The same relationships must be built with writers. Social justice struggles need you and you need us. It’s time we started working together.

In conclusion, there is one more important reason why I believe we should form an alliance. Before I started writing this, I imagined the imprisonment of the writer to be a thing of the past. There ought to be no more Solzhenitsyns, or so I thought. A recent article by Angolan writer Rafael Marques de Morais alerted me that this might not be the case. But after further research I was shocked to find how pervasive and universal the persecution of the writer remains – and how little awareness there is of this persecution.

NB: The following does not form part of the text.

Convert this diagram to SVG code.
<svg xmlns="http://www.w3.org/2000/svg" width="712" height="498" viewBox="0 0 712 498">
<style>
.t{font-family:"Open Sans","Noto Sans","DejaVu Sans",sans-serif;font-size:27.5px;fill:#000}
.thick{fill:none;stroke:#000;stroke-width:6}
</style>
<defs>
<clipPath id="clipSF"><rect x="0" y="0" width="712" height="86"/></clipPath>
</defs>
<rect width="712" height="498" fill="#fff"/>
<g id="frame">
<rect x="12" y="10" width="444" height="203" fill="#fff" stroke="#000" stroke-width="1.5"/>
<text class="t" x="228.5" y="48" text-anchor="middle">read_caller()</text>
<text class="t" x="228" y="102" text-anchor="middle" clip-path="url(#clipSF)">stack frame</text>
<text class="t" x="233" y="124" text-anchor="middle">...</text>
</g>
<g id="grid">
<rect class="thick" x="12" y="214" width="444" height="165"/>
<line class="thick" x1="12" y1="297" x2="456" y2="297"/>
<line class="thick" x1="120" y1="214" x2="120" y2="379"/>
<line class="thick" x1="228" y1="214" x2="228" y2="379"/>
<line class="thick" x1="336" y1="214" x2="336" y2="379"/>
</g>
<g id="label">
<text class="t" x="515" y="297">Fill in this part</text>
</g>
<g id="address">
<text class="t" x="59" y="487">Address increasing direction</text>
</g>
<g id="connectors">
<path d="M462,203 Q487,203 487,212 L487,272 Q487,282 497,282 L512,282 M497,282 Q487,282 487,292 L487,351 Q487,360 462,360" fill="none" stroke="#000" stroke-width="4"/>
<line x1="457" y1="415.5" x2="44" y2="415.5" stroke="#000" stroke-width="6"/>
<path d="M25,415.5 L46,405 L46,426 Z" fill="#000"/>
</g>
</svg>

According to the PEN International Writers in Prison Committee, in 2014:

  • 86 writers were killed in various circumstances;
  • 20 writers disappeared or were abducted or reported missing;
  • 285 were imprisoned or detained;
  • 192 were on trial;
  • and numerous others were being threatened, harassed or attacked.

This should not be so. Obviously, to return to Don Mattera, the writer remains far from free. Warrants of arrest are still out for her words.

In this postcolonial, post-Stalinist age, the oppression and subjugation of the writer ought to be more difficult than in times past. The existence of a legalised human rights frameworks ought to make this an age of freedoms. A globalised social media should give the writer more power and protection against oppression.

But if this is to be, it is necessary that PEN links its power to organisations that seek social justice. And it is equally necessary that social justice campaigns make alliances with the writer. DM

This article is based on a speech delivered to the PEN Africa Network meeting, Johannesburg, 9 March 2016.